Problem 2. Assume you execute quicksort using the version of partition from CLRS.

(a) What is the fewest exchanges that the algorithm will execute for an input of size n. (b) Give an example with n = 8.

Problem 3. Write an algorithm Partition(A,p,r,s) to partition array A from p to r based on element A[s], using exactly r − p comparisons and r − p + O(1) moves. The element A[s] should end up in its proper sorted location after partitioning.

Problem 4. A carnival game consists of three dice in a cage. A player can bet a dollar on any of the numbers 1 through 6. The cage is shaken, and the payoff is as follows. If the player’s number doesn’t appear on any of the dice, he loses his dollar. Otherwise if his number appears on exactly k of the three dice, for k = 1, 2 , 3, he keeps his dollar and wins k more dollars.
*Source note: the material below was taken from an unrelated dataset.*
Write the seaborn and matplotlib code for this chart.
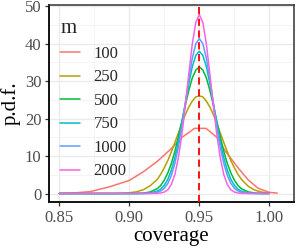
import matplotlib
matplotlib.use("Agg")
import matplotlib.pyplot as plt
from matplotlib.ticker import MultipleLocator
import seaborn as sns
import pandas as pd

# ---- data ----
m_levels = ["100", "250", "500", "750", "1000", "2000"]
colors = ["#F8766D", "#B79F00", "#00BA38", "#00BFC4", "#619CFF", "#F564E3"]

x_grid = [0.85, 0.86, 0.87, 0.88, 0.89, 0.90, 0.905, 0.91, 0.915, 0.92,
          0.9225, 0.925, 0.9275, 0.93, 0.9325, 0.935, 0.9375, 0.94, 0.9425, 0.945, 0.9475,
          0.95,
          0.9525, 0.955, 0.9575, 0.96, 0.9625, 0.965, 0.9675, 0.97, 0.9725, 0.975, 0.9775,
          0.98, 0.985, 0.99, 0.995, 1.0]

y_250 = [0, 0, 0, 0, 0.0, 0.2, 0.45, 1.0, 2.1, 3.8,
         5.2, 6.9, 8.8, 11.1, 13.6, 16.1, 18.7, 21.1, 23.1, 24.7, 25.8,
         26.1,
         25.8, 24.7, 23.1, 21.1, 18.7, 16.1, 13.6, 11.1, 8.8, 6.9, 5.2,
         3.8, 1.9, 0.85, 0.34, 0.12]
y_500 = [0, 0, 0, 0, 0, 0, 0.02, 0.11, 0.42, 1.3,
         2.2, 3.6, 5.5, 8.0, 11.2, 15.1, 19.3, 23.6, 27.6, 30.9, 33.0,
         33.8,
         33.0, 30.9, 27.6, 23.6, 19.3, 15.1, 11.2, 8.0, 5.5, 3.6, 2.2,
         1.3, 0.42, 0.11, 0.02, 0.0]
y_750 = [0, 0, 0, 0, 0, 0, 0, 0.02, 0.15, 0.64,
         1.2, 2.2, 3.8, 6.2, 9.5, 13.7, 18.7, 24.1, 29.4, 33.9, 36.9,
         38.0,
         36.9, 33.9, 29.4, 24.1, 18.7, 13.7, 9.5, 6.2, 3.8, 2.2, 1.2,
         0.64, 0.15, 0.02, 0, 0]
y_1000 = [0, 0, 0, 0, 0, 0, 0, 0, 0.06, 0.33,
          0.71, 1.4, 2.7, 4.8, 8.0, 12.3, 17.9, 24.2, 30.6, 36.2, 40.0,
          41.4,
          40.0, 36.2, 30.6, 24.2, 17.9, 12.3, 8.0, 4.8, 2.7, 1.4, 0.71,
          0.33, 0.06, 0, 0, 0]
y_2000 = [0, 0, 0, 0, 0, 0, 0, 0, 0, 0.05,
          0.15, 0.4, 1.0, 2.4, 5.0, 9.5, 15.7, 23.5, 32.0, 40.0, 45.7,
          47.8,
          45.7, 40.0, 32.0, 23.5, 15.7, 9.5, 5.0, 2.4, 1.0, 0.4, 0.15,
          0.05, 0, 0, 0, 0]

x_100 = [0.85, 0.86, 0.872, 0.886, 0.90, 0.91, 0.92, 0.93, 0.9376, 0.9466,
         0.9548, 0.9626, 0.9686, 0.978, 0.985, 0.992, 1.0, 1.0057]
y_100 = [0.05, 0.15, 0.5, 1.8, 3.5, 5.8, 8.6, 12.0, 15.0, 17.4,
         17.4, 15.0, 11.3, 6.7, 3.6, 1.4, 0.3, 0.1]

target = 0.95

x_ticks = [0.85, 0.90, 0.95, 1.00]
x_tick_labels = ["0.85", "0.90", "0.95", "1.00"]
y_ticks = [0, 10, 20, 30, 40, 50]

# ---- build long table ----
frames = [pd.DataFrame({"coverage": x_100, "pdf": y_100, "m": "100"})]
for lab, ys in zip(m_levels[1:], [y_250, y_500, y_750, y_1000, y_2000]):
    frames.append(pd.DataFrame({"coverage": x_grid, "pdf": ys, "m": lab}))
df = pd.concat(frames, ignore_index=True)

sns.set_theme(style="white")
plt.rcParams["font.family"] = ["Liberation Serif", "DejaVu Serif"]

fig = plt.figure(figsize=(2.96, 2.48), dpi=100)
ax = fig.add_axes([0.1645, 0.1835, 0.8277, 0.797])

sns.lineplot(data=df, x="coverage", y="pdf", hue="m", hue_order=m_levels,
             palette=colors, estimator=None, sort=True, linewidth=1.1, ax=ax,
             zorder=3)
ax.axvline(target, color="#FF0000", linestyle=(0, (4, 2.5)), linewidth=1.3, zorder=4)

ax.set_xlim(0.8424, 1.0174)
ax.set_ylim(-2.4, 50.4)
ax.set_xticks(x_ticks)
ax.set_xticklabels(x_tick_labels)
ax.set_yticks(y_ticks)
ax.xaxis.set_minor_locator(MultipleLocator(0.025))
ax.yaxis.set_minor_locator(MultipleLocator(5))
ax.grid(which="major", color="#EBEBEB", linewidth=1.0, zorder=0)
ax.grid(which="minor", color="#F2F2F2", linewidth=0.6, zorder=0)
ax.set_axisbelow(True)

for s in ax.spines.values():
    s.set_color("#333333")
    s.set_linewidth(1.1)
ax.spines["left"].set_color("#111111")
ax.spines["bottom"].set_color("#111111")
ax.spines["left"].set_linewidth(1.4)
ax.spines["bottom"].set_linewidth(1.4)

ax.tick_params(axis="both", which="major", labelsize=12, labelcolor="#4D4D4D",
               color="#333333", length=3.2, width=0.9, pad=2, bottom=True, left=True)
ax.tick_params(which="minor", length=0)

ax.set_xlabel("coverage", fontsize=15, color="black", labelpad=1)
ax.set_ylabel("p.d.f.", fontsize=15, color="black", labelpad=3)

leg = ax.legend(title="m", loc="upper left", bbox_to_anchor=(0.0, 0.985),
                frameon=False, fontsize=12, title_fontsize=15,
                handlelength=1.2, handletextpad=0.8, labelspacing=0.45,
                borderaxespad=0.3, alignment="left")
for line in leg.get_lines():
    line.set_linewidth(1.1)

fig.savefig("out.png", dpi=100)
(a) What is his expected gain from playing the carnival game once? (b) What is the variance from playing the carnival game once? (c) What is the standard deviation from playing the carnival game once? (d) What are his expected gain, variance, and standard deviation from playing the carnival game n times?

Problem 5. Challenge problem. Consider the following recurrence that basically occurs from one of the recursive integer multiplication algorithms:

T (n) =

{ 4 T (⌈n/ 2 ⌉) + n if n > 1 0 if n = 1

Find at constant a such that T (n) = an^2 + O(n). Justify your answer.